Sounds like a great metaphor to me. We go through a similar ceremony that requires death and rebirth (and sometimes involves a lot of cow bleep). On the other side, we are expected to tend the flocks (Do you love me? Then feed my sheep.) and look forward to wedding ceremony when we will be gathered with Christ into the new earth.
2) Ancillary to this, the women are whipped as part of the ceremony. Yes, whipped. They want to be whipped. Any woman who refuses the whip is shunned and considered a coward. This is especially poignant for the sisters. If they are whipped as part of their brother’s ceremony, they are considered protected and provided for by the brother if they fall into hard times. While I can’t find the whole inflicting pain a good thing, the scars that tie them to their brother and his protection reflect our wounds that tie us to Christ. Instead of being afraid of dealing with hatred in this world, as Christ promised us, we should bear these scars proudly as the women in the tribe did.
3) Each of the tribes loved being who they are. Both tribes, when showing off their best, either ceremony or fresh croc meat, made the comment that the host will never want to go back home now. He'll, of course, want to stay with their tribe. We sit here thinking, oh, those poor Africans who are not advanced. We need to bring them technology so that their lives will be good. Now don’t get me wrong. Many are dealing with malnutrition and starvation because of drought, and I think we should be involved with feeding the poor. But that doesn’t mean taking them from their lives to our lives. They love their lives.
4) It doesn’t matter where you are, boys love their farting jokes. In both tribes, the men farted and laughed at it. Big joke. Ha-ha.


michael snyder said...

That's good stuff, Heather. Lot to think about there. Thanks for sharing.

Jennifer said...

Great analogies. I enjoyed the End of the Spear (the movie) for that reason. The missionaries reached them where they were, and didn't expect them to change completely. They had to forsake things that were not of Christ, but that's the same process any of us must go through.
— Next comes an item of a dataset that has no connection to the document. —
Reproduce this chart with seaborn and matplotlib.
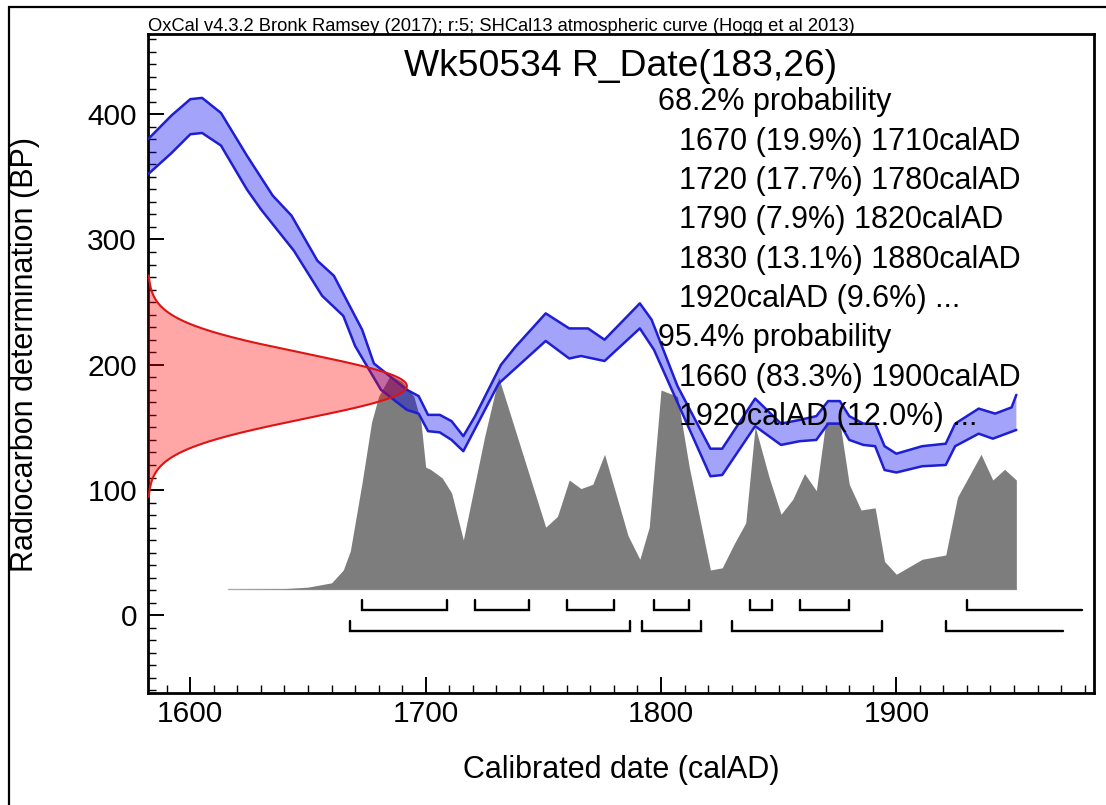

I like the cow bleep analogy, too.

Robin said...

The arrogance that "our" way is better is offensive to me. I guess it shouldn't be surprising, though. As I'm sitting here thinking about what you wrote...I'm realizing I do much the same. Just because "that's all I know", I guess. It's "better" b/c I understand it, it makes sense to me. I guess it's all relative in the end.

I agree with Jennifer, great analogies, and even as a believer, I wonder if any of those thoughts would've crossed my mind if I had seen this episode. Over the past year, I really have seen how, when you seek God...He IS to be found ;). Even in crazy tribal coming-of-age ceremonies ;).